I have a table with existing data. Is there a way to add a primary key without deleting and re-creating the table?


Solution 1:

(Updated - Thanks to the people who commented)

Modern Versions of PostgreSQL

Suppose you have a table named test1, to which you want to add an auto-incrementing, primary-key id (surrogate) column. The following command should be sufficient in recent versions of PostgreSQL:

   ALTER TABLE test1 ADD COLUMN id SERIAL PRIMARY KEY;

Older Versions of PostgreSQL

In old versions of PostgreSQL (prior to 8.x?) you had to do all the dirty work.
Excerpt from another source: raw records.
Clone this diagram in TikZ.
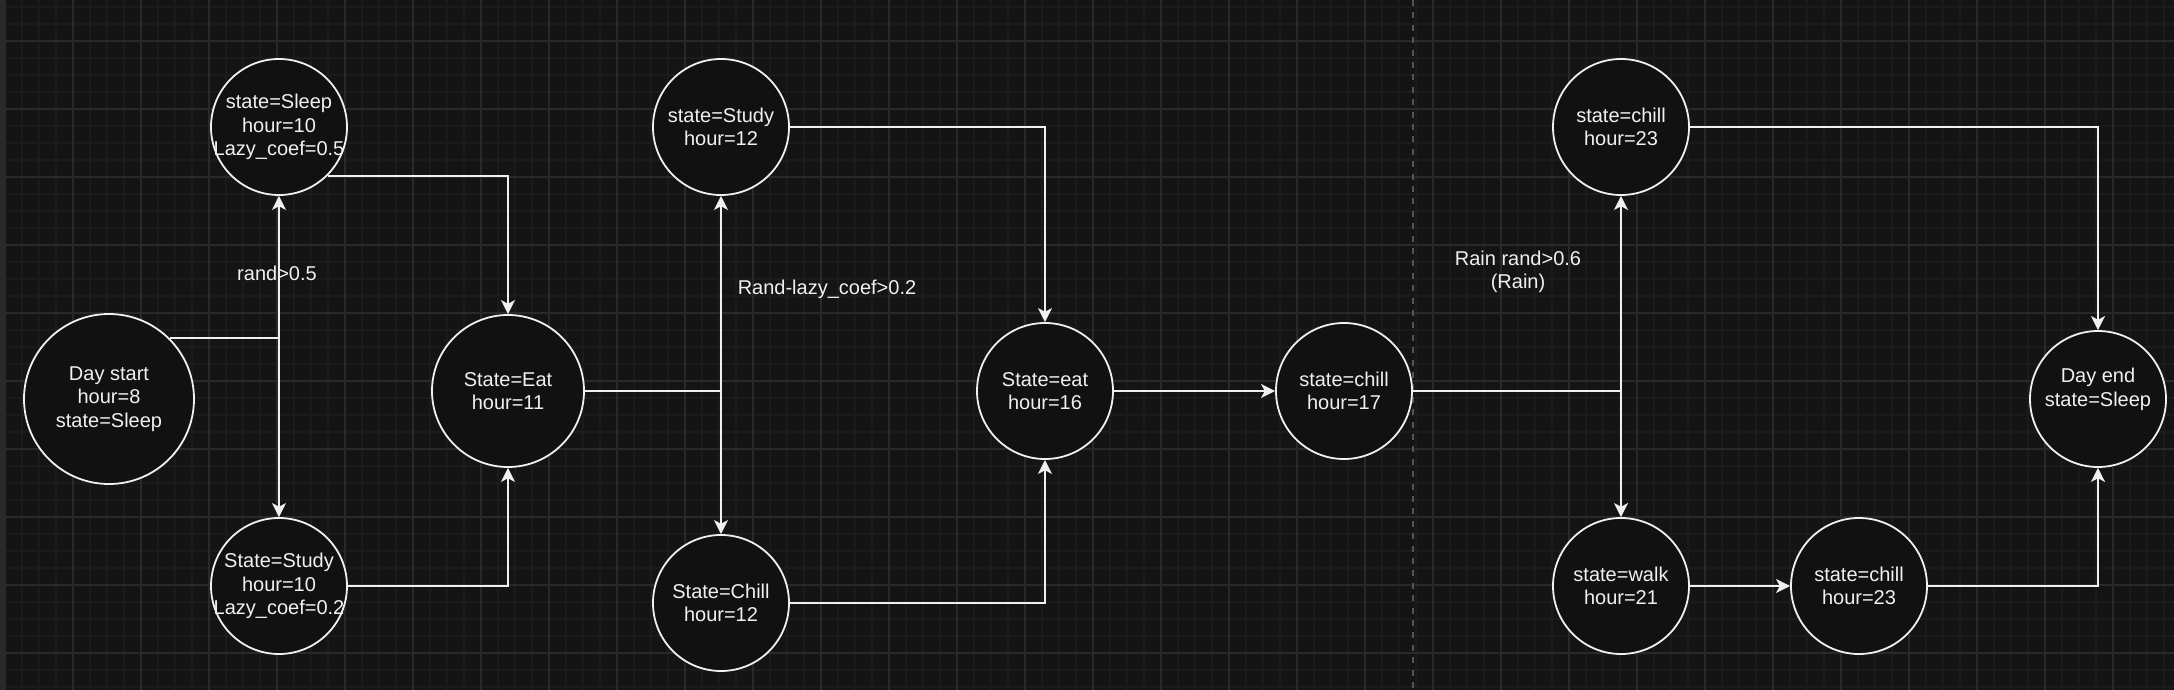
\documentclass[tikz,border=0pt]{standalone}
\usepackage{fontspec}
\setmainfont{Liberation Sans}
\usetikzlibrary{arrows.meta}
\definecolor{canvas}{HTML}{141414}
\definecolor{minorline}{HTML}{1B1B1B}
\definecolor{majorline}{HTML}{292929}
\definecolor{ink}{HTML}{F0F0F0}
\definecolor{disc}{HTML}{111111}
\definecolor{divider}{HTML}{555555}

\begin{document}
\begin{tikzpicture}[x=0.5pt,y=-0.5pt,
    state/.style={circle,draw=ink,line width=0.9pt,fill=disc,text=ink,inner sep=0pt,
      minimum size=68pt,align=center,font=\fontsize{10}{11.7}\selectfont},
    tight/.style={inner sep=-4pt},
    link/.style={draw=ink,line width=0.9pt,-{Stealth[length=7pt,width=7pt,inset=1.8pt]}},
    edgelabel/.style={text=ink,align=center,font=\fontsize{10}{11.7}\selectfont}]
      \useasboundingbox (0,0) rectangle (2174,690);
      \fill[canvas] (0,0) rectangle (2174,690);
      \foreach \gx in {5,22,...,2174} \draw[minorline,line width=0.7pt] (\gx,0) -- (\gx,690);
      \foreach \gy in {7,24,...,690} \draw[minorline,line width=0.7pt] (0,\gy) -- (2174,\gy);
      \foreach \gx in {5,73,...,2174} \draw[majorline,line width=0.8pt] (\gx,0) -- (\gx,690);
      \foreach \gy in {41,109,...,690} \draw[majorline,line width=0.8pt] (0,\gy) -- (2174,\gy);
      \fill[majorline] (0,0) rectangle (4,690);
      \draw[divider,line width=0.8pt,dash pattern=on 3pt off 3.2pt] (1413,0) -- (1413,690);

      \node[state,minimum size=85pt] (start) at (109,399) {Day start\\hour=8\\state=Sleep};
      \node[state,tight] (sleep) at (279,127) {state=Sleep\\hour=10\\Lazy\_coef=0.5};
      \node[state,tight] (study) at (279,586) {State=Study\\hour=10\\Lazy\_coef=0.2};
      \node[state,minimum size=76pt] (eat) at (508,391) {State=Eat\\hour=11};
      \node[state] (studyB) at (721,127) {state=Study\\hour=12};
      \node[state] (chill) at (721,603) {State=Chill\\hour=12};
      \node[state] (eatB) at (1045,391) {State=eat\\hour=16};
      \node[state] (chillA) at (1344,391) {state=chill\\hour=17};
      \node[state] (chillTop) at (1621,127) {state=chill\\hour=23};
      \node[state] (walk) at (1621,586) {state=walk\\hour=21};
      \node[state] (chillLow) at (1859,586) {state=chill\\hour=23};
      \node[state] (dayend) at (2098,399) {Day end\\state=Sleep\\\mbox{}};

      \node[edgelabel] (condA) at (277,273) {rand>0.5};
      \node[edgelabel] (condB) at (827,289) {Rand-lazy\_coef>0.2};
      \node[edgelabel] (condC) at (1518,272) {Rain rand>0.6\\(Rain)};

      \draw[link] (start.north east) -| (sleep);
      \draw[link] (start.north east) -| (study);
      \draw[link] (sleep.south east) -| (eat);
      \draw[link] (study.east) -| (eat);
      \draw[link] (eat.east) -| (studyB);
      \draw[link] (eat.east) -| (chill);
      \draw[link] (studyB.east) -| (eatB);
      \draw[link] (chill.east) -| (eatB);
      \draw[link] (eatB) -- (chillA);
      \draw[link] (chillA.east) -| (chillTop);
      \draw[link] (chillA.east) -| (walk);
      \draw[link] (chillTop.east) -| (dayend);
      \draw[link] (walk) -- (chillLow);
      \draw[link] (chillLow.east) -| (dayend);
    \end{tikzpicture}
\end{document}
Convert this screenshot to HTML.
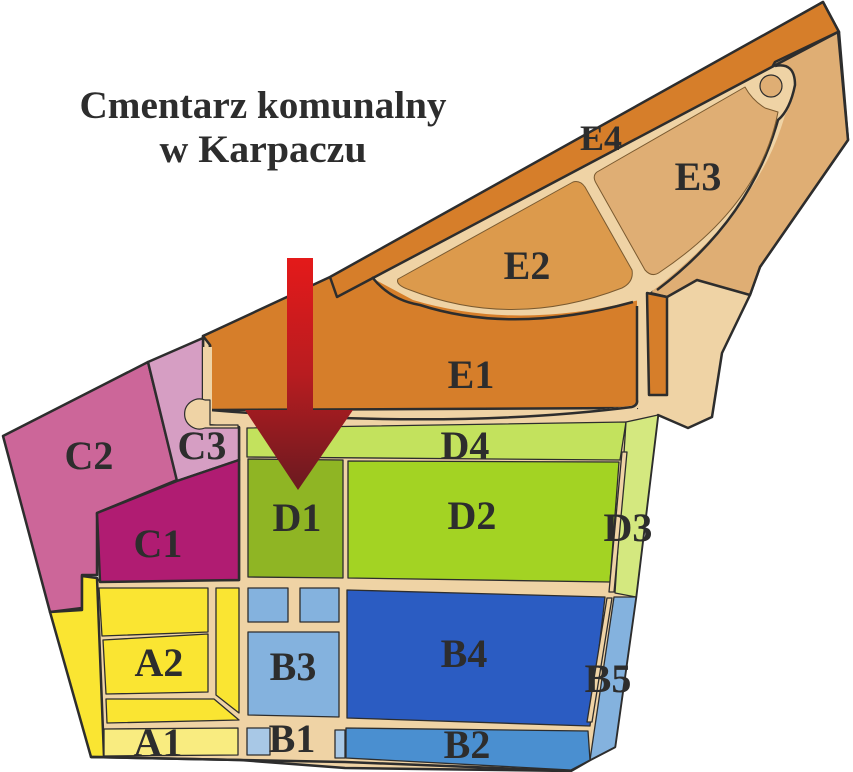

The following sequence of commands should do the trick:

  ALTER TABLE test1 ADD COLUMN id INTEGER;
  CREATE SEQUENCE test_id_seq OWNED BY test1.id;
  ALTER TABLE test ALTER COLUMN id SET DEFAULT nextval('test_id_seq');
  UPDATE test1 SET id = nextval('test_id_seq');

Again, in recent versions of Postgres this is roughly equivalent to the single command above.

Solution 2:

ALTER TABLE test1 ADD COLUMN id SERIAL PRIMARY KEY;

This is all you need to:

  1. Add the id column
  2. Populate it with a sequence from 1 to count(*).
  3. Set it as primary key / not null.

Credit is given to @resnyanskiy who gave this answer in a comment.